Une bouée de sauvetage pour les réfugiés
En Jordanie, les agriculteurs ont plus de mal à subvenir à leurs besoins, confrontés à la fois à de graves pénuries d’eau et à une diminution des terres arables.
Selon la Banque mondiale, il n’y a que 97 mètres cubes d’eau disponible par habitant et par an, ce qui est nettement inférieur au seuil absolu de pénurie d’eau de 500 m3 par habitant et par an. Ces maigres réserves d’eau ont été mises à rude épreuve au cours de la dernière décennie en raison de la croissance démographique et de l’afflux de réfugiés. Certaines régions de Jordanie ont accès à l’eau une fois par semaine ou toutes les deux semaines.
Pour de nombreux réfugiés, qui représentent un tiers de la population jordanienne, soit environ 11 millions d’habitants, l’agriculture reste leur seule possibilité de gagner un revenu.
Vivant dans l’un des camps de réfugiés les plus pauvres et surpeuplés de Jordanie et incapable de trouver un emploi avec son diplôme d’infirmière en raison de son statut de visa, le réfugié palestinien Mohammad Syam a découvert l’agriculture hydroponique auprès d’un autre résident du camp. Se formant via des vidéos YouTube, il lance ensuite Senara en 2020, une entreprise qui forme les réfugiés à l’agriculture hydroponique.

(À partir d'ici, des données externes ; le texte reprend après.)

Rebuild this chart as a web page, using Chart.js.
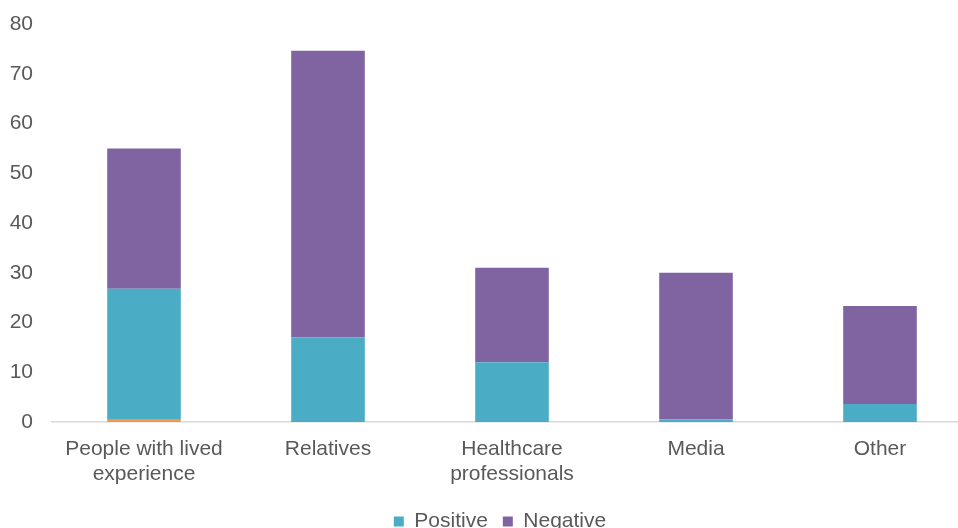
<!DOCTYPE html>
<html>
<head>
<meta charset="utf-8">
<script src="https://cdn.jsdelivr.net/npm/chart.js@4"></script>
<style>
	html, body { margin: 0; padding: 0; background: #fff; overflow: hidden; }
	#wrap { width: 980px; height: 542px; }
</style>
</head>
<body>
<div id="wrap">
	<canvas id="sourceChart" width="980" height="542"></canvas>
</div>
<script>
// categories and values
const categories = [
	["People with lived", "experience"],
	"Relatives",
	["Healthcare", "professionals"],
	"Media",
	"Other"
];
const neutralValues = [0.6, 0, 0, 0, 0];
const positiveValues = [26.2, 17, 12, 0.5, 3.6];
const negativeValues = [28.2, 57.6, 19, 29.5, 19.7];
const yTicks = [0, 10, 20, 30, 40, 50, 60, 70, 80];

const textColor = '#595959';
const fontFamily = '"Liberation Sans", Arial, sans-serif';

const ctx = document.getElementById('sourceChart').getContext('2d');

// nudge the legend a bit right, the source chart centres it on the plot
const legendShift = {
	id: 'legendShift',
	afterLayout (chart) {
		if (chart.legend) {
			chart.legend.left += 14;
			chart.legend.right += 14;
		}
	}
};

let myChart = new Chart(ctx, {
	type: 'bar',
	data: {
		labels: categories,
		datasets: [
			{
				label: 'Neutral',
				data: neutralValues,
				backgroundColor: '#F79646'
			},
			{
				label: 'Positive',
				data: positiveValues,
				backgroundColor: '#4BACC6'
			},
			{
				label: 'Negative',
				data: negativeValues,
				backgroundColor: '#8064A2'
			}
		]
	},
	plugins: [legendShift],
	options: {
		responsive: false,
		animation: false,
		layout: {
			padding: { top: 0, left: 0, right: 8, bottom: 0 }
		},
		datasets: {
			bar: {
				barPercentage: 0.4,
				categoryPercentage: 1
			}
		},
		scales: {
			x: {
				stacked: true,
				grid: { display: false, drawTicks: false },
				border: { display: true, color: '#d9d9d9', width: 1.5 },
				ticks: {
					color: textColor,
					padding: 15,
					maxRotation: 0,
					font: { family: fontFamily, size: 21, lineHeight: 1.19 }
				},
				afterFit: (scale) => { scale.height = 74; }
			},
			y: {
				stacked: true,
				min: 0,
				max: 80,
				grid: { display: false, drawTicks: false },
				border: { display: false },
				afterBuildTicks: (scale) => {
					scale.ticks = yTicks.map(v => ({ value: v }));
				},
				ticks: {
					color: textColor,
					padding: 19,
					// small lineHeight only trims the top overhang (top = 5 + 19)
					font: { family: fontFamily, size: 21, lineHeight: '10px' }
				},
				afterFit: (scale) => { scale.width = 52; }
			}
		},
		plugins: {
			title: { display: false },
			tooltip: { enabled: false },
			legend: {
				position: 'bottom',
				labels: {
					color: textColor,
					boxWidth: 10,
					boxHeight: 10,
					padding: 15,
					font: { family: fontFamily, size: 21 },
					// the orange sliver has no legend entry
					filter: (item) => item.text !== 'Neutral'
				}
			}
		}
	}
});
</script>
</body>
</html>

Al-Qadi est l’un des 49 réfugiés que Syam a formés pour gérer des jardins hydroponiques. Senara a également formé 34 réfugiés sur la façon de construire les systèmes et a aidé à installer 164 systèmes sur les toits, dont la plupart se trouvent dans des camps de réfugiés surpeuplés où les méthodes agricoles traditionnelles auraient été impossibles.
Subhi Shehab, 45 ans, réfugié syrien et père de six enfants, n’a pas pu conserver son emploi en raison de problèmes de santé. Formé par une organisation internationale sur la culture hydroponique, il a pu cultiver des poivrons et des tomates, gagnant 913 € ces quatre derniers mois.
La culture hydroponique est-elle trop chère ?
Bien que reconnaissants pour leurs tentes hydroponiques, les agriculteurs ont noté que les coûts initiaux élevés constituent le principal défi pour se lancer dans ce type d’agriculture.
Pour construire une seule tente en plastique comme celle de Muhammad, il faut compter environ 7 000 dinars libyens (environ 1 344 euros). En effet, de nombreux composants sont importés et les tentes nécessitent des réfrigérants pour garder les plantes et l’eau suffisamment fraîches pour prospérer.
« Les réfrigérants qui doivent être ajoutés aux maisons hydroponiques du sud de la Libye coûtent très cher, car la température est très élevée », a déclaré Bisheya de Green Paradise.
Al-Qadi, qui n’a pas les moyens d’acheter un réfrigérant, a équipé sa tente d’un ventilateur financé par une subvention pour contrôler sa température, mais a déclaré que son impact était limité.
En raison de leur coût relativement élevé, les systèmes dépendent largement des subventions d’organisations internationales telles que le Programme des Nations Unies pour le développement, le Programme alimentaire mondial et d’autres.
Les dépenses initiales élevées et le manque de sensibilisation et d’éducation font partie des facteurs qui, selon Tawfic, entravent la propagation de la culture hydroponique en tant que « technique relativement nouvelle dans la région MENA (Moyen-Orient et Afrique du Nord) ».
L’absence de législation guidant et réglementant cette pratique expose également les agriculteurs à des prestataires de services non professionnels, ajoute-t-il.
Malgré ces obstacles, la culture hydroponique continue de gagner en popularité dans la région.